You rarely need to think about patches, since the focus in AliasStudio is on the isoparametric curves.

One tool that works with patches is the Patch precision tool, which sets how many U and V isoparametric curves are drawn for each patch.

What NURBS surfaces can't do

Describes the fundamental limitations imposed by the geometry of NURBS surfaces and how to work around them.

Because of the underlying representation of NURBS surfaces, there are some things they cannot model:

Topologies that are not equivalent to a rectangular sheet.

Spheres, cones, tori, and triangles can all be built from sheets by attaching or collapsing sides. But more complex shapes, for example a star shape, cannot be represented with a simple NURBS surface. To get a complex surface outline, you must use a trimmed surface or a network or collection of four-sided surfaces.

Holes.

To create a hole in a surface, use a trimmed surface.

Surfaces that cannot be mapped with regular U and V coordinates.

For example, you can model the shape of a Mobius strip, but the surface will have a seam.

Curves-on-surface

Curves-on-surface are special curves the exist on a surface, and are used mostly for defining the line along which to trim the surface.

Curves-on-surface are special curves that are drawn in the UV space of a surface, rather than in the XYZ space of the scene. Curves-on-surface do not have CVs. They are controlled by moving on-curve edit points.

You can create curves-on-surface by drawing directly on the surface, by projecting existing curves onto a surface, and by intersecting existing geometry with a surface.

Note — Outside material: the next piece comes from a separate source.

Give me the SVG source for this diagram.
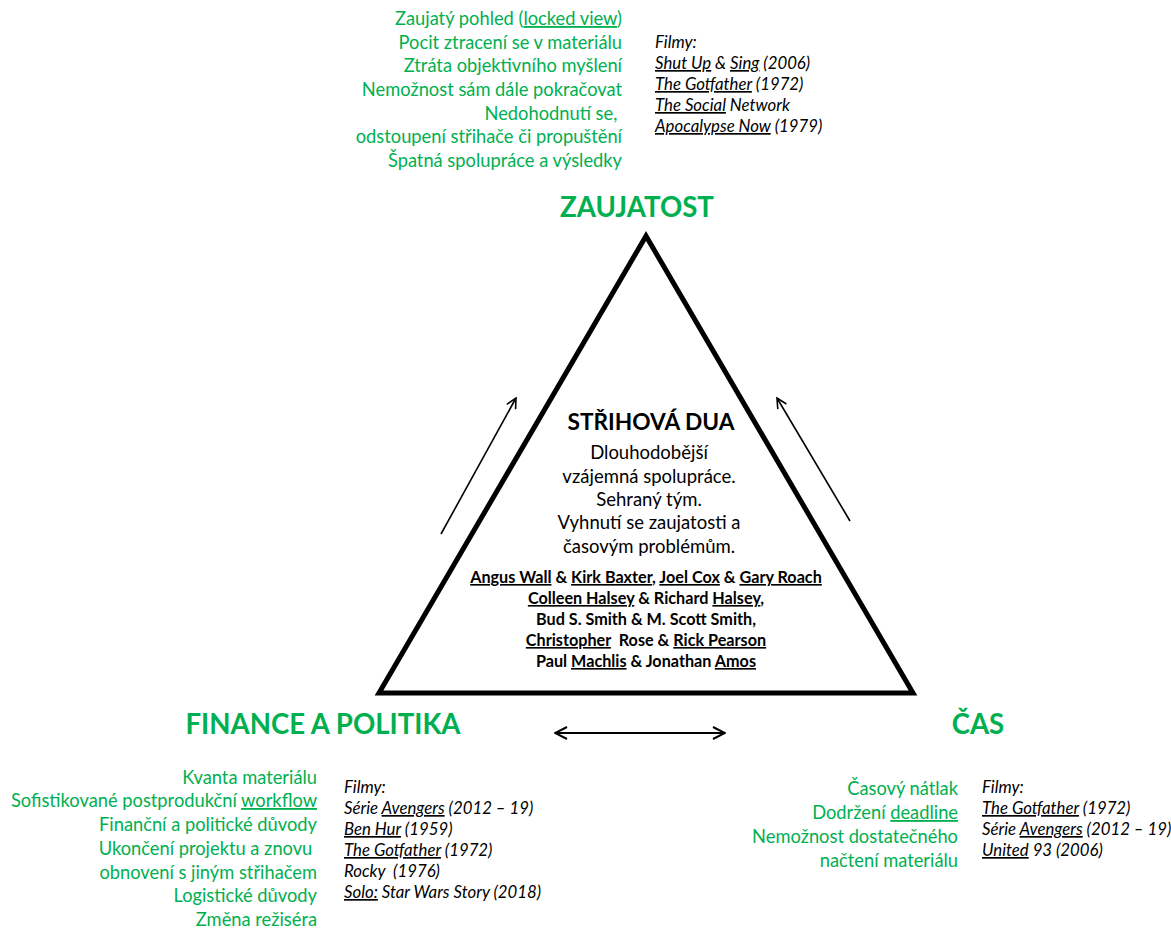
<svg xmlns="http://www.w3.org/2000/svg" width="1171" height="928" viewBox="0 0 1171 928">
  <defs>
    <marker id="open-head" viewBox="0 0 12 12" refX="11" refY="6" markerWidth="12" markerHeight="12" markerUnits="userSpaceOnUse" orient="auto-start-reverse">
      <path d="M1,1 L11,6 L1,11" fill="none" stroke="#000" stroke-width="1.6"/>
    </marker>
    <marker id="open-head-bold" viewBox="0 0 14 14" refX="13" refY="7" markerWidth="14" markerHeight="14" markerUnits="userSpaceOnUse" orient="auto-start-reverse">
      <path d="M1,1 L13,7 L1,13" fill="none" stroke="#000" stroke-width="2"/>
    </marker>
  </defs>
  <style>
    text { font-family: Lato, "Liberation Sans", sans-serif; white-space: pre; }
    .g { fill: #00B050; font-size: 18.3px; text-anchor: end; }
    .title { fill: #00B050; font-size: 27.6px; font-weight: bold; text-anchor: middle; }
    .film { fill: #000; font-size: 16.8px; font-style: italic; }
    .body { fill: #000; font-size: 18.5px; text-anchor: middle; }
    .head { fill: #000; font-size: 22.7px; font-weight: bold; text-anchor: middle; }
    .names { fill: #000; font-size: 16.2px; font-weight: bold; text-anchor: middle; }
    .sp { text-decoration: underline; }
  </style>
  <rect width="1171" height="928" fill="#fff"/>

  <!-- central triangle with the editing duo -->
  <g id="node-duo">
    <polygon points="646,236 379,693 913,693" fill="none" stroke="#000" stroke-width="5" stroke-linejoin="miter"/>
    <text class="head" x="651" y="430">STŘIHOVÁ DUA</text>
    <text class="body" x="649" y="459">Dlouhodobější</text>
    <text class="body" x="649" y="483">vzájemná spolupráce.</text>
    <text class="body" x="649" y="506">Sehraný tým.</text>
    <text class="body" x="649" y="529">Vyhnutí se zaujatosti a</text>
    <text class="body" x="649" y="553">časovým problémům.</text>
    <text class="names" x="646" y="583" xml:space="preserve"><tspan class="sp">Angus Wall</tspan> &amp; <tspan class="sp">Kirk Baxter</tspan>, <tspan class="sp">Joel Cox</tspan> &amp; <tspan class="sp">Gary Roach</tspan></text>
    <text class="names" x="646" y="604" xml:space="preserve"><tspan class="sp">Colleen Halsey</tspan> &amp; Richard <tspan class="sp">Halsey</tspan>,</text>
    <text class="names" x="646" y="625">Bud S. Smith &amp; M. Scott Smith,</text>
    <text class="names" x="646" y="646" xml:space="preserve"><tspan class="sp">Christopher</tspan>  Rose &amp; <tspan class="sp">Rick Pearson</tspan></text>
    <text class="names" x="646" y="667" xml:space="preserve">Paul <tspan class="sp">Machlis</tspan> &amp; Jonathan <tspan class="sp">Amos</tspan></text>
  </g>

  <!-- top corner: bias -->
  <g id="node-zaujatost">
    <text class="title" x="637" y="217">ZAUJATOST</text>
    <text class="g" x="622" y="25" xml:space="preserve">Zaujatý pohled (<tspan class="sp">locked view</tspan>)</text>
    <text class="g" x="622" y="49">Pocit ztracení se v materiálu</text>
    <text class="g" x="622" y="72">Ztráta objektivního myšlení</text>
    <text class="g" x="622" y="96">Nemožnost sám dále pokračovat</text>
    <text class="g" x="622" y="120" xml:space="preserve">Nedohodnutí se, </text>
    <text class="g" x="622" y="143">odstoupení střihače či propuštění</text>
    <text class="g" x="622" y="167">Špatná spolupráce a výsledky</text>
    <text class="film" x="655" y="48">Filmy:</text>
    <text class="film" x="655" y="69" xml:space="preserve"><tspan class="sp">Shut Up</tspan> &amp; <tspan class="sp">Sing</tspan> (2006)</text>
    <text class="film" x="655" y="90" xml:space="preserve"><tspan class="sp">The Gotfather</tspan> (1972)</text>
    <text class="film" x="655" y="111" xml:space="preserve"><tspan class="sp">The Social</tspan> Network</text>
    <text class="film" x="655" y="132" xml:space="preserve"><tspan class="sp">Apocalypse Now</tspan> (1979)</text>
  </g>

  <!-- bottom-left corner: finance and politics -->
  <g id="node-finance">
    <text class="title" x="323" y="734">FINANCE A POLITIKA</text>
    <text class="g" x="317" y="784">Kvanta materiálu</text>
    <text class="g" x="317" y="807" xml:space="preserve">Sofistikované postprodukční <tspan class="sp">workflow</tspan></text>
    <text class="g" x="317" y="831">Finanční a politické důvody</text>
    <text class="g" x="317" y="855" xml:space="preserve">Ukončení projektu a znovu </text>
    <text class="g" x="317" y="879">obnovení s jiným střihačem</text>
    <text class="g" x="317" y="902">Logistické důvody</text>
    <text class="g" x="317" y="926">Změna režiséra</text>
    <text class="film" x="344" y="793">Filmy:</text>
    <text class="film" x="344" y="814" xml:space="preserve">Série <tspan class="sp">Avengers</tspan> (2012 – 19)</text>
    <text class="film" x="344" y="835" xml:space="preserve"><tspan class="sp">Ben Hur</tspan> (1959)</text>
    <text class="film" x="344" y="856" xml:space="preserve"><tspan class="sp">The Gotfather</tspan> (1972)</text>
    <text class="film" x="344" y="877" xml:space="preserve">Rocky  (1976)</text>
    <text class="film" x="344" y="898" xml:space="preserve"><tspan class="sp">Solo:</tspan> Star Wars Story (2018)</text>
  </g>

  <!-- bottom-right corner: time -->
  <g id="node-cas">
    <text class="title" x="978" y="734">ČAS</text>
    <text class="g" x="958" y="795">Časový nátlak</text>
    <text class="g" x="958" y="819" xml:space="preserve">Dodržení <tspan class="sp">deadline</tspan></text>
    <text class="g" x="958" y="843">Nemožnost dostatečného</text>
    <text class="g" x="958" y="867">načtení materiálu</text>
    <text class="film" x="982" y="793">Filmy:</text>
    <text class="film" x="982" y="814" xml:space="preserve"><tspan class="sp">The Gotfather</tspan> (1972)</text>
    <text class="film" x="982" y="835" xml:space="preserve">Série <tspan class="sp">Avengers</tspan> (2012 – 19)</text>
    <text class="film" x="982" y="856" xml:space="preserve"><tspan class="sp">United</tspan> 93 (2006)</text>
  </g>

  <!-- pressure arrows -->
  <g id="connectors" fill="none" stroke="#000">
    <line x1="441" y1="534" x2="516" y2="398" stroke-width="1.6" marker-end="url(#open-head)"/>
    <line x1="850" y1="521" x2="777" y2="398" stroke-width="1.6" marker-end="url(#open-head)"/>
    <line x1="555" y1="733" x2="725" y2="733" stroke-width="2" marker-start="url(#open-head-bold)" marker-end="url(#open-head-bold)"/>
  </g>
</svg>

Curves-on-surface are usually used to trim surfaces, or to form the edge of new surfaces.

Trimming

Describes the process of trimming, through which you can alter the visible shape of a surface by trimming away parts.

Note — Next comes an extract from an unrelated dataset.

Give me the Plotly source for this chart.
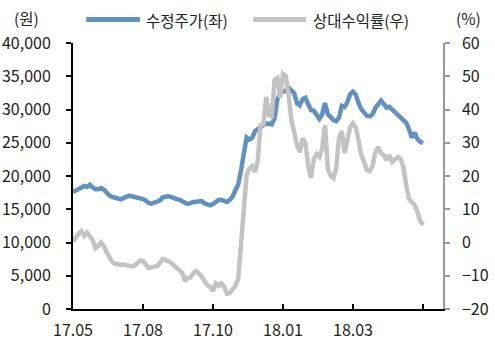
import plotly.graph_objects as go

# Trading-day index (every 2nd session) and axis tick labels
day_index = list(range(0, 251, 2))
tick_positions = [0, 50, 100, 150, 200, 250]
tick_labels = ["17.05", "17.08", "17.10", "18.01", "18.03", ""]

# Adjusted share price (KRW), left axis
price = [
    17600, 17850, 18100, 18400, 18500, 18350, 18700, 18300, 18000, 18000,
    18200, 17950, 17440, 17070, 16870, 16710, 16570, 16500, 16680, 16920,
    17040, 16950, 16840, 16780, 16780, 16540, 16300, 15940, 15850, 15990,
    16140, 16300, 16780, 16900, 16960, 16870, 16600, 16520, 16440, 16150,
    15970, 15800, 15990, 16090, 16120, 16120, 16240, 15870, 15640, 15580,
    15790, 16150, 16390, 16420, 16300, 16090, 16420, 16900, 17850, 18710,
    20830, 23460, 25800, 25490, 25720, 26740, 27040, 27430, 27670, 27820,
    27880, 27760, 28720, 31550, 32360, 32740, 32810, 33280, 32860, 32450,
    30930, 30620, 31560, 31750, 30770, 29930, 29820, 29100, 28600, 29280,
    30980, 29320, 28720, 28410, 28260, 28770, 30530, 30380, 31130, 32330,
    32680, 32200, 30950, 30020, 29560, 29020, 28950, 29290, 30230, 30920,
    31340, 30830, 30270, 30410, 30030, 29620, 29290, 28930, 28480, 27990,
    27070, 25790, 26510, 25580, 25170, 24920,
]

# Relative return (%), right axis
rel_return = [
    0.3, 1.7, 2.7, 3.4, 2.0, 3.0, 2.0, 0.8, -1.7, -1.1,
    0.0, -1.1, -2.9, -4.7, -5.8, -6.4, -6.7, -6.7, -6.6, -6.8,
    -7.0, -7.2, -6.9, -6.0, -5.4, -5.6, -6.6, -7.7, -7.4, -7.25,
    -7.1, -6.2, -5.0, -5.2, -5.6, -6.1, -6.9, -7.6, -8.1, -9.1,
    -11.6, -10.6, -10.5, -9.2, -8.6, -9.5, -10.2, -11.6, -12.9, -13.4,
    -14.6, -12.3, -13.0, -12.3, -13.3, -15.4, -15.2, -14.1, -13.1, -11.0,
    -0.5, 8.9, 20.3, 22.2, 23.0, 21.2, 24.8, 35.3, 35.6, 43.8,
    38.3, 38.0, 48.9, 49.5, 43.5, 50.7, 50.1, 44.1, 36.8, 33.2,
    29.3, 27.2, 31.4, 29.9, 23.0, 19.4, 25.1, 26.6, 25.7, 28.4,
    35.3, 22.4, 20.0, 19.4, 22.4, 31.4, 33.5, 26.9, 30.2, 34.7,
    35.9, 34.7, 30.8, 26.3, 24.2, 21.8, 21.5, 23.0, 27.2, 28.7,
    26.9, 26.3, 24.8, 26.3, 24.2, 24.8, 25.7, 25.1, 22.7, 17.3,
    13.1, 12.2, 11.3, 9.2, 6.5, 5.3,
]

BLUE = "#6191C0"
GRAY = "#C3C3C3"
FONT = "Noto Sans CJK KR"

fig = go.Figure()
fig.add_trace(go.Scatter(
    x=day_index, y=price, name="수정주가(좌)", mode="lines",
    line=dict(color=BLUE, width=4.5), yaxis="y",
))
fig.add_trace(go.Scatter(
    x=day_index, y=rel_return, name="상대수익률(우)", mode="lines",
    line=dict(color=GRAY, width=4.5), yaxis="y2",
))

fig.update_layout(
    width=495, height=341,
    margin=dict(l=73, r=52, t=43, b=32),
    paper_bgcolor="white", plot_bgcolor="white",
    showlegend=False,
    font=dict(family=FONT, size=16, color="#222222"),
    xaxis=dict(
        range=[0, 264.3], tickmode="array",
        tickvals=tick_positions, ticktext=tick_labels,
        ticks="inside", ticklen=5, tickwidth=2, tickcolor="black",
        ticklabelstandoff=6, automargin=False,
        showline=True, linecolor="black", linewidth=2,
        showgrid=False, zeroline=False,
    ),
    yaxis=dict(
        range=[0, 40000], dtick=5000, tickformat=",",
        ticks="outside", ticklen=5, tickwidth=1.5, tickcolor="black",
        ticklabelstandoff=12, automargin=False,
        showline=True, linecolor="black", linewidth=2,
        showgrid=False, zeroline=False,
    ),
    yaxis2=dict(
        range=[-20, 60], dtick=10, overlaying="y", side="right",
        ticks="outside", ticklen=5, tickwidth=1.5, tickcolor="#999999",
        ticklabelstandoff=9, automargin=False,
        showline=True, linecolor="#999999", linewidth=1.5,
        showgrid=False, zeroline=False,
    ),
)

# Legend drawn as line swatches with labels above the plot
legend_items = [
    (BLUE, "수정주가(좌)", 0.0355, 0.181),
    (GRAY, "상대수익률(우)", 0.487, 0.630),
]
for color, label, x0, x1 in legend_items:
    fig.add_shape(type="line", xref="paper", yref="paper",
                  x0=x0, x1=x1, y0=1.088, y1=1.088,
                  line=dict(color=color, width=5))
    fig.add_annotation(xref="paper", yref="paper", x=x1 + 0.012, y=1.088,
                       text=label, showarrow=False, xanchor="left",
                       yanchor="middle", font=dict(size=15.5))

# Axis unit captions
fig.add_annotation(xref="paper", yref="paper", x=-0.125, y=1.095,
                   text="(원)", showarrow=False, xanchor="center",
                   yanchor="middle", font=dict(size=15.5))
fig.add_annotation(xref="paper", yref="paper", x=1.07, y=1.095,
                   text="(%)", showarrow=False, xanchor="center",
                   yanchor="middle", font=dict(size=15.5))

fig.write_html("out.html")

Since NURBS surfaces are intrinsically four-sided and do not allow holes, you need a way to visually simulate irregular shapes and holes when using NURBS. The answer is trimming.

Trimming lets you visually cut or divide a surface along a curve-on-surface so it appears to have holes or missing pieces. The trimmed surface, however, is not actually cut. It exists in a hidden form that does not render or affect modeling. You can recover the trimmed part of a surface using the Untrim tool.

Creating curves-on-surface and then trimming is the most common way to combine NURBS surfaces in industrial design.

Shells

Shells are a special type of surface or collection of surfaces you can use for special modeling operations, or for export to solid modeling packages.

Shells are collections of adjacent NURBS surfaces. Every surface stitched into a shell must meet the edge of another surface in the shell at some point.

Shells are stored as a single node in the DAG.

Shells can be open or closed. For closed shells, the normals should always point outward. This is necessary for the Boolean operations.

The main uses of shells are:

To improve data transfer to some CAD packages.

Some CAD packages deal with shells much better than normal trimmed NURBS surfaces.

To prepare for Boolean operations.

The Boolean tools (Shell subtract, Shell intersect, and Shell union) only work on shells. Often you will simply stitch surfaces into shells, apply a boolean operation, then unstitch back into surfaces.

To check adjacencies between surfaces.

Surfaces can only be stitched into shells if they are within an adjacency tolerance.

If the tolerance is set correctly, you can easily check whether a group of surfaces will export or build properly by checking whether they will stitch together into a shell.

To identify open edges in stitched shells:

Use Object edit > Query edit to check for open edges in shells. Red arrows clearly mark gaps in the shell.

Shells have the following limitations:

Depending on the options in the Shell stitch option window, a stitched shell may not match the original surfaces exactly.

In this case, unstitching will not produce surfaces that match the originals exactly either.

You can not edit CVs of a shell. If you need to reshape the surface of a shell, you must unstitch the shell.
You cannot use the isoparametric curves of shell surfaces as input for other tools.
You cannot maintain continuity with a shell in tools such as Square and Rail Surface.
You cannot create fillet surfaces on shells or between shells and other surfaces.
If you stitch an object, then scale it, then unstitch it, you not be able to re-stitch the object. This is because the scaling operation can increase the gaps between surfaces, thereby causing any subsequent stitch operations to fail (within the current tolerance settings). In this case, scale the object before you first stitch it.